[begin Data block]

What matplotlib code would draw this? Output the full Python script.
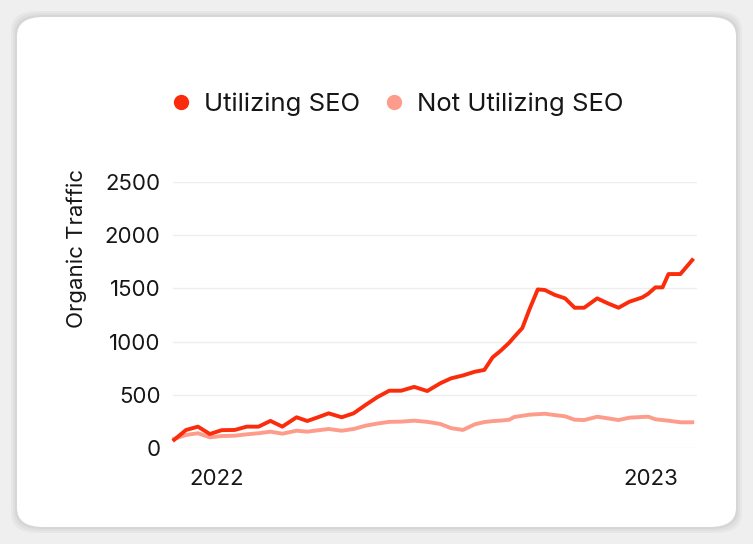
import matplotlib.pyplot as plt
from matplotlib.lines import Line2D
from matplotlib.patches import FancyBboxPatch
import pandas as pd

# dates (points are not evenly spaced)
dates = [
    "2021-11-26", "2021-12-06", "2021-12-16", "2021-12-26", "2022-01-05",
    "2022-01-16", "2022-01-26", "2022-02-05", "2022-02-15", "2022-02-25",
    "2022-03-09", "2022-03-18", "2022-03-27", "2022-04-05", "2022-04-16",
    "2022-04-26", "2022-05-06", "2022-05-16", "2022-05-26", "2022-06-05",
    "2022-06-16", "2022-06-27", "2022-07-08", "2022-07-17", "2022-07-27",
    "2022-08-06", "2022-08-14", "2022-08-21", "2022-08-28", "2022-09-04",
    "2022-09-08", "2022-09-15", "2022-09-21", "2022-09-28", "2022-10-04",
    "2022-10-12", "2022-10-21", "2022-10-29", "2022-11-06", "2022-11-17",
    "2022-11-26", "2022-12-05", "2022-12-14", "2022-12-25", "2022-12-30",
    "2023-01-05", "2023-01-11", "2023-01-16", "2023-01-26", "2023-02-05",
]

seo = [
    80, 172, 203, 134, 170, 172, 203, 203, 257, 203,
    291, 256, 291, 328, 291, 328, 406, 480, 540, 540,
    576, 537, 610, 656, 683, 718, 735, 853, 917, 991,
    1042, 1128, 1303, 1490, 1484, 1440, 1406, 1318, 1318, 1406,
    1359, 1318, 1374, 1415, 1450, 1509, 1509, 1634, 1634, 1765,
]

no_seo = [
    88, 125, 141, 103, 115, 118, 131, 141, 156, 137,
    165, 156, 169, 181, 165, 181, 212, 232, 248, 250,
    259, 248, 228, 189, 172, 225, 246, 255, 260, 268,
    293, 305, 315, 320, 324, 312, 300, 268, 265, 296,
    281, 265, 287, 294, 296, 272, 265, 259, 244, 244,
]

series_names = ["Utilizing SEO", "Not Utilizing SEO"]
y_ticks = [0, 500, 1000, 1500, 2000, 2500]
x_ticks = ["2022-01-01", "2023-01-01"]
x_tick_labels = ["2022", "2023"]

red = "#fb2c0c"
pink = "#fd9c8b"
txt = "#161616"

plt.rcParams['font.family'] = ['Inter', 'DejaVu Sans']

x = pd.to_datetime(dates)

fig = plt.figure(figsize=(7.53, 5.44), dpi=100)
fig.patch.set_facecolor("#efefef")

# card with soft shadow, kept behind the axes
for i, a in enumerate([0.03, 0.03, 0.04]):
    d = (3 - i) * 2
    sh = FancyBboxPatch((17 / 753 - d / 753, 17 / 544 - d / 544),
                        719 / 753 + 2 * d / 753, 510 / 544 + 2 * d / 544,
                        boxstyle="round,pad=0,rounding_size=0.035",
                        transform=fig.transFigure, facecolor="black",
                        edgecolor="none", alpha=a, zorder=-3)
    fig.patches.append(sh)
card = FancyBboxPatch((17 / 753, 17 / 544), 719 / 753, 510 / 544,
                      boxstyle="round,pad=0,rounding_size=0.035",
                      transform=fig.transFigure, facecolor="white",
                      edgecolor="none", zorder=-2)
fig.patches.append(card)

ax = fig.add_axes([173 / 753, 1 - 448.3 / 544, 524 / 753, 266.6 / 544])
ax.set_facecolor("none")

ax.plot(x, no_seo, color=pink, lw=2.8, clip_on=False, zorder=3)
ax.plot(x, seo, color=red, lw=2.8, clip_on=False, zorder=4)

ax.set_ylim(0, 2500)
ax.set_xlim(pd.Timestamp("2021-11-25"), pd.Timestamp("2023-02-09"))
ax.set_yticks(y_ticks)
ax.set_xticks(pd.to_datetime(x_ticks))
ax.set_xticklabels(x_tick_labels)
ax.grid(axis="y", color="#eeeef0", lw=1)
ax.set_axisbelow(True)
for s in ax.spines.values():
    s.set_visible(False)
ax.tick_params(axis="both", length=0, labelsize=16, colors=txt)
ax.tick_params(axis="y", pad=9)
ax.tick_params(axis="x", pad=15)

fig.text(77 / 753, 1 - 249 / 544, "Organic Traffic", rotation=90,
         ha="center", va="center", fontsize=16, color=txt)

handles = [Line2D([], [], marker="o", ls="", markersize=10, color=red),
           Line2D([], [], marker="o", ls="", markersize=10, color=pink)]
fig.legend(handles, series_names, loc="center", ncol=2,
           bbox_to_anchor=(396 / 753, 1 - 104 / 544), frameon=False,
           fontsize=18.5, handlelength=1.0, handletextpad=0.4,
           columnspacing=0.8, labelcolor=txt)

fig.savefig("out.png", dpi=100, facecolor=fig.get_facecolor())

[end Data block]

§ **Given instruction**
Every line of the data above should be quoted exactly. Omit the pictures.

§ **Answer to the exercise**
What matplotlib code would draw this? Output the full Python script.
import matplotlib.pyplot as plt
from matplotlib.lines import Line2D
from matplotlib.patches import FancyBboxPatch
import pandas as pd

# dates (points are not evenly spaced)
dates = [
    "2021-11-26", "2021-12-06", "2021-12-16", "2021-12-26", "2022-01-05",
    "2022-01-16", "2022-01-26", "2022-02-05", "2022-02-15", "2022-02-25",
    "2022-03-09", "2022-03-18", "2022-03-27", "2022-04-05", "2022-04-16",
    "2022-04-26", "2022-05-06", "2022-05-16", "2022-05-26", "2022-06-05",
    "2022-06-16", "2022-06-27", "2022-07-08", "2022-07-17", "2022-07-27",
    "2022-08-06", "2022-08-14", "2022-08-21", "2022-08-28", "2022-09-04",
    "2022-09-08", "2022-09-15", "2022-09-21", "2022-09-28", "2022-10-04",
    "2022-10-12", "2022-10-21", "2022-10-29", "2022-11-06", "2022-11-17",
    "2022-11-26", "2022-12-05", "2022-12-14", "2022-12-25", "2022-12-30",
    "2023-01-05", "2023-01-11", "2023-01-16", "2023-01-26", "2023-02-05",
]

seo = [
    80, 172, 203, 134, 170, 172, 203, 203, 257, 203,
    291, 256, 291, 328, 291, 328, 406, 480, 540, 540,
    576, 537, 610, 656, 683, 718, 735, 853, 917, 991,
    1042, 1128, 1303, 1490, 1484, 1440, 1406, 1318, 1318, 1406,
    1359, 1318, 1374, 1415, 1450, 1509, 1509, 1634, 1634, 1765,
]

no_seo = [
    88, 125, 141, 103, 115, 118, 131, 141, 156, 137,
    165, 156, 169, 181, 165, 181, 212, 232, 248, 250,
    259, 248, 228, 189, 172, 225, 246, 255, 260, 268,
    293, 305, 315, 320, 324, 312, 300, 268, 265, 296,
    281, 265, 287, 294, 296, 272, 265, 259, 244, 244,
]

series_names = ["Utilizing SEO", "Not Utilizing SEO"]
y_ticks = [0, 500, 1000, 1500, 2000, 2500]
x_ticks = ["2022-01-01", "2023-01-01"]
x_tick_labels = ["2022", "2023"]

red = "#fb2c0c"
pink = "#fd9c8b"
txt = "#161616"

plt.rcParams['font.family'] = ['Inter', 'DejaVu Sans']

x = pd.to_datetime(dates)

fig = plt.figure(figsize=(7.53, 5.44), dpi=100)
fig.patch.set_facecolor("#efefef")

# card with soft shadow, kept behind the axes
for i, a in enumerate([0.03, 0.03, 0.04]):
    d = (3 - i) * 2
    sh = FancyBboxPatch((17 / 753 - d / 753, 17 / 544 - d / 544),
                        719 / 753 + 2 * d / 753, 510 / 544 + 2 * d / 544,
                        boxstyle="round,pad=0,rounding_size=0.035",
                        transform=fig.transFigure, facecolor="black",
                        edgecolor="none", alpha=a, zorder=-3)
    fig.patches.append(sh)
card = FancyBboxPatch((17 / 753, 17 / 544), 719 / 753, 510 / 544,
                      boxstyle="round,pad=0,rounding_size=0.035",
                      transform=fig.transFigure, facecolor="white",
                      edgecolor="none", zorder=-2)
fig.patches.append(card)

ax = fig.add_axes([173 / 753, 1 - 448.3 / 544, 524 / 753, 266.6 / 544])
ax.set_facecolor("none")

ax.plot(x, no_seo, color=pink, lw=2.8, clip_on=False, zorder=3)
ax.plot(x, seo, color=red, lw=2.8, clip_on=False, zorder=4)

ax.set_ylim(0, 2500)
ax.set_xlim(pd.Timestamp("2021-11-25"), pd.Timestamp("2023-02-09"))
ax.set_yticks(y_ticks)
ax.set_xticks(pd.to_datetime(x_ticks))
ax.set_xticklabels(x_tick_labels)
ax.grid(axis="y", color="#eeeef0", lw=1)
ax.set_axisbelow(True)
for s in ax.spines.values():
    s.set_visible(False)
ax.tick_params(axis="both", length=0, labelsize=16, colors=txt)
ax.tick_params(axis="y", pad=9)
ax.tick_params(axis="x", pad=15)

fig.text(77 / 753, 1 - 249 / 544, "Organic Traffic", rotation=90,
         ha="center", va="center", fontsize=16, color=txt)

handles = [Line2D([], [], marker="o", ls="", markersize=10, color=red),
           Line2D([], [], marker="o", ls="", markersize=10, color=pink)]
fig.legend(handles, series_names, loc="center", ncol=2,
           bbox_to_anchor=(396 / 753, 1 - 104 / 544), frameon=False,
           fontsize=18.5, handlelength=1.0, handletextpad=0.4,
           columnspacing=0.8, labelcolor=txt)

fig.savefig("out.png", dpi=100, facecolor=fig.get_facecolor())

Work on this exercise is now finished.